## Given exercise:
From the first line of the data down to and including the line with "y_ticks = [1.3, 1.4, 1.5, 1.6, 1.7, 1.8, 1.9, 2.0]", copy everything exactly, leaving out pictures.

## Source excerpt:
########################################
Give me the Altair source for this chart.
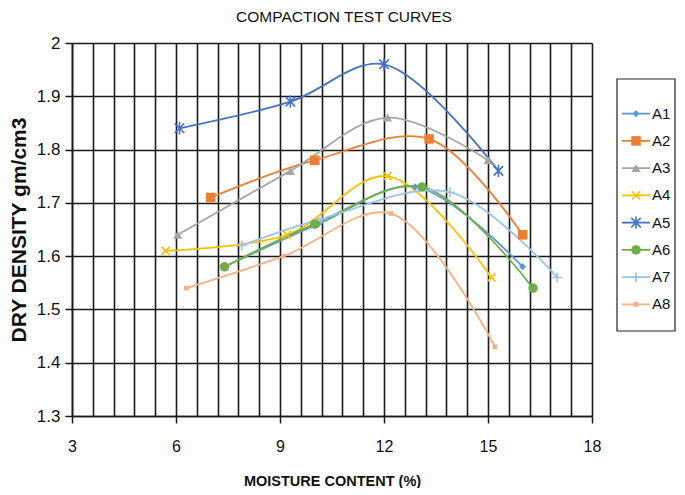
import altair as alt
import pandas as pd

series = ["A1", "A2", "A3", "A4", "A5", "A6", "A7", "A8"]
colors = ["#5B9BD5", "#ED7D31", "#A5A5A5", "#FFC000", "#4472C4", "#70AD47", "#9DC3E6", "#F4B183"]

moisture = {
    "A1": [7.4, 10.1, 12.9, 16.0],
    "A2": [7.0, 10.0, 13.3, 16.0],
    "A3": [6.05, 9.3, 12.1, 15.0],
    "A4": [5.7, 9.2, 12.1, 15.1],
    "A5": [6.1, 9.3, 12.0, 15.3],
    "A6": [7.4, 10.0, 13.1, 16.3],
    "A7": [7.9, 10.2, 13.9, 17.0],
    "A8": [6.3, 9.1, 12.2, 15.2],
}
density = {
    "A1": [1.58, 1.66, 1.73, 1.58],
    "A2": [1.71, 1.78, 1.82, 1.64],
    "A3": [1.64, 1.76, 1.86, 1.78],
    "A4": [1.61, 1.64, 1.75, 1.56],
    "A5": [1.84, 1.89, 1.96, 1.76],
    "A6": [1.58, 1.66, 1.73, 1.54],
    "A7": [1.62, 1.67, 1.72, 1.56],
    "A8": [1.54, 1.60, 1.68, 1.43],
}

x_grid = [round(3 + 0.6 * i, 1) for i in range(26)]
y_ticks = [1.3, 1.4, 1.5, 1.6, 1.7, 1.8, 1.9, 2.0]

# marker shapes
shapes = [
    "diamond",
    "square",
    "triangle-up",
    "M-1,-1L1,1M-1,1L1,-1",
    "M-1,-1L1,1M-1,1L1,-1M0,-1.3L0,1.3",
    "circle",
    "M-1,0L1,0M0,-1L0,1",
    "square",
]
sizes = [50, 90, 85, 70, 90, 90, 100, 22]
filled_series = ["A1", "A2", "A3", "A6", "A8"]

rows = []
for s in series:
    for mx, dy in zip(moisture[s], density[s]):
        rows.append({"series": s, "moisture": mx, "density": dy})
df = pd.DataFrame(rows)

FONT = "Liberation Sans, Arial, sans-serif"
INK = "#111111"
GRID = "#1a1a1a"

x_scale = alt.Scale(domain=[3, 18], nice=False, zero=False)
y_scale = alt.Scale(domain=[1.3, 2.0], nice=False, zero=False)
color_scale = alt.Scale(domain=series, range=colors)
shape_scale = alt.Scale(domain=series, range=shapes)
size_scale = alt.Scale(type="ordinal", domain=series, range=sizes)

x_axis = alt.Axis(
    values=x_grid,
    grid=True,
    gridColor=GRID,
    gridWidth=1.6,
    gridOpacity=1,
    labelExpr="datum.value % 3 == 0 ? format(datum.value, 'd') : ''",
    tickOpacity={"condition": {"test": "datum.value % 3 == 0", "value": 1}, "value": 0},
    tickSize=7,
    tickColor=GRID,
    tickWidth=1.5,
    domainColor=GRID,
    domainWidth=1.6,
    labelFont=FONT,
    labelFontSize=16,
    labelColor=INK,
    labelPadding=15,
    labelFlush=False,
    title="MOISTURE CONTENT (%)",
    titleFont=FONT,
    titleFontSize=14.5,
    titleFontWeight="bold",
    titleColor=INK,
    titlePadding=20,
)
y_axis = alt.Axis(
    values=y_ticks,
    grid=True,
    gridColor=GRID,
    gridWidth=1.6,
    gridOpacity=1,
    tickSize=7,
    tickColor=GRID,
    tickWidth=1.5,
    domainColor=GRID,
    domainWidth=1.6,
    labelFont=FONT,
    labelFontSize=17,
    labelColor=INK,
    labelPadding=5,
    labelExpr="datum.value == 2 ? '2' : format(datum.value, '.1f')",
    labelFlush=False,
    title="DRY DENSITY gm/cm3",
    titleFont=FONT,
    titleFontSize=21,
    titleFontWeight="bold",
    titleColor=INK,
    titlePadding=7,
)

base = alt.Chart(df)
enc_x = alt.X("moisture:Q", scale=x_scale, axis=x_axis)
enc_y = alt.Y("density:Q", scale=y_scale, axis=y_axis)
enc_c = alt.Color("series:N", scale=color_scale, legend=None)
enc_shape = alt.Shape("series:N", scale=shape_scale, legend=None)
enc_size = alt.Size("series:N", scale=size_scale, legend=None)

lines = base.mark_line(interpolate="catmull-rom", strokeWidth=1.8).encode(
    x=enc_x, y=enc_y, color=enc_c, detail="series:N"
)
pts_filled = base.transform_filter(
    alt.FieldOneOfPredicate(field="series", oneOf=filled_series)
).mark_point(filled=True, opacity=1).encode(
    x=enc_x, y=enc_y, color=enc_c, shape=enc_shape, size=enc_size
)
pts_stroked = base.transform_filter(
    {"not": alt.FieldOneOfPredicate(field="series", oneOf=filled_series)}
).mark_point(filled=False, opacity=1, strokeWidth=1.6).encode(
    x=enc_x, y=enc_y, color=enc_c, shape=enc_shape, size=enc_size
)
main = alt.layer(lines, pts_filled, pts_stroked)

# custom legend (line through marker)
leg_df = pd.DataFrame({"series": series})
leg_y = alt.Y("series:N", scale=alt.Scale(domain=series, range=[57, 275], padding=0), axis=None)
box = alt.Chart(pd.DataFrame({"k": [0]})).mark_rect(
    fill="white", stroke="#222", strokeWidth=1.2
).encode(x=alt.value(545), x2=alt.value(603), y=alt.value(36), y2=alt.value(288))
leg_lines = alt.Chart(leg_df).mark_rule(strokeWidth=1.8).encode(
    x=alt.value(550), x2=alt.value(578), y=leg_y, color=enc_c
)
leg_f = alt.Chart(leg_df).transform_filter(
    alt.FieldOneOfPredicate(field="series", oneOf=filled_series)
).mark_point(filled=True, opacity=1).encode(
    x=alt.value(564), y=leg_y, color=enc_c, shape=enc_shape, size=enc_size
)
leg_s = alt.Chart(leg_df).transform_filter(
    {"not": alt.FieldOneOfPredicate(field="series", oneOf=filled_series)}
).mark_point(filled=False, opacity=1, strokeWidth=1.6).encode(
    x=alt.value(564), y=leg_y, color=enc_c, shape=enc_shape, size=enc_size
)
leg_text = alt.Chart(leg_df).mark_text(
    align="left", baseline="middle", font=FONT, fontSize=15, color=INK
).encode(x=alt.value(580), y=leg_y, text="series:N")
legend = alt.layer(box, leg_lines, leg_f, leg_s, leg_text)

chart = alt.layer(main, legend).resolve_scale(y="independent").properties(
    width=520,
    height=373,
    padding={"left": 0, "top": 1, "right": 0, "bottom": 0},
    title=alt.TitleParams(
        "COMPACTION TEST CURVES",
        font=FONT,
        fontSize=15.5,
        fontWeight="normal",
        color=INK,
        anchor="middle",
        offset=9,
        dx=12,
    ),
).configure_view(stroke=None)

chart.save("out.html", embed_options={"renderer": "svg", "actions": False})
########################################
## Output for this exercise:
Give me the Altair source for this chart.
import altair as alt
import pandas as pd

series = ["A1", "A2", "A3", "A4", "A5", "A6", "A7", "A8"]
colors = ["#5B9BD5", "#ED7D31", "#A5A5A5", "#FFC000", "#4472C4", "#70AD47", "#9DC3E6", "#F4B183"]

moisture = {
    "A1": [7.4, 10.1, 12.9, 16.0],
    "A2": [7.0, 10.0, 13.3, 16.0],
    "A3": [6.05, 9.3, 12.1, 15.0],
    "A4": [5.7, 9.2, 12.1, 15.1],
    "A5": [6.1, 9.3, 12.0, 15.3],
    "A6": [7.4, 10.0, 13.1, 16.3],
    "A7": [7.9, 10.2, 13.9, 17.0],
    "A8": [6.3, 9.1, 12.2, 15.2],
}
density = {
    "A1": [1.58, 1.66, 1.73, 1.58],
    "A2": [1.71, 1.78, 1.82, 1.64],
    "A3": [1.64, 1.76, 1.86, 1.78],
    "A4": [1.61, 1.64, 1.75, 1.56],
    "A5": [1.84, 1.89, 1.96, 1.76],
    "A6": [1.58, 1.66, 1.73, 1.54],
    "A7": [1.62, 1.67, 1.72, 1.56],
    "A8": [1.54, 1.60, 1.68, 1.43],
}

x_grid = [round(3 + 0.6 * i, 1) for i in range(26)]
y_ticks = [1.3, 1.4, 1.5, 1.6, 1.7, 1.8, 1.9, 2.0]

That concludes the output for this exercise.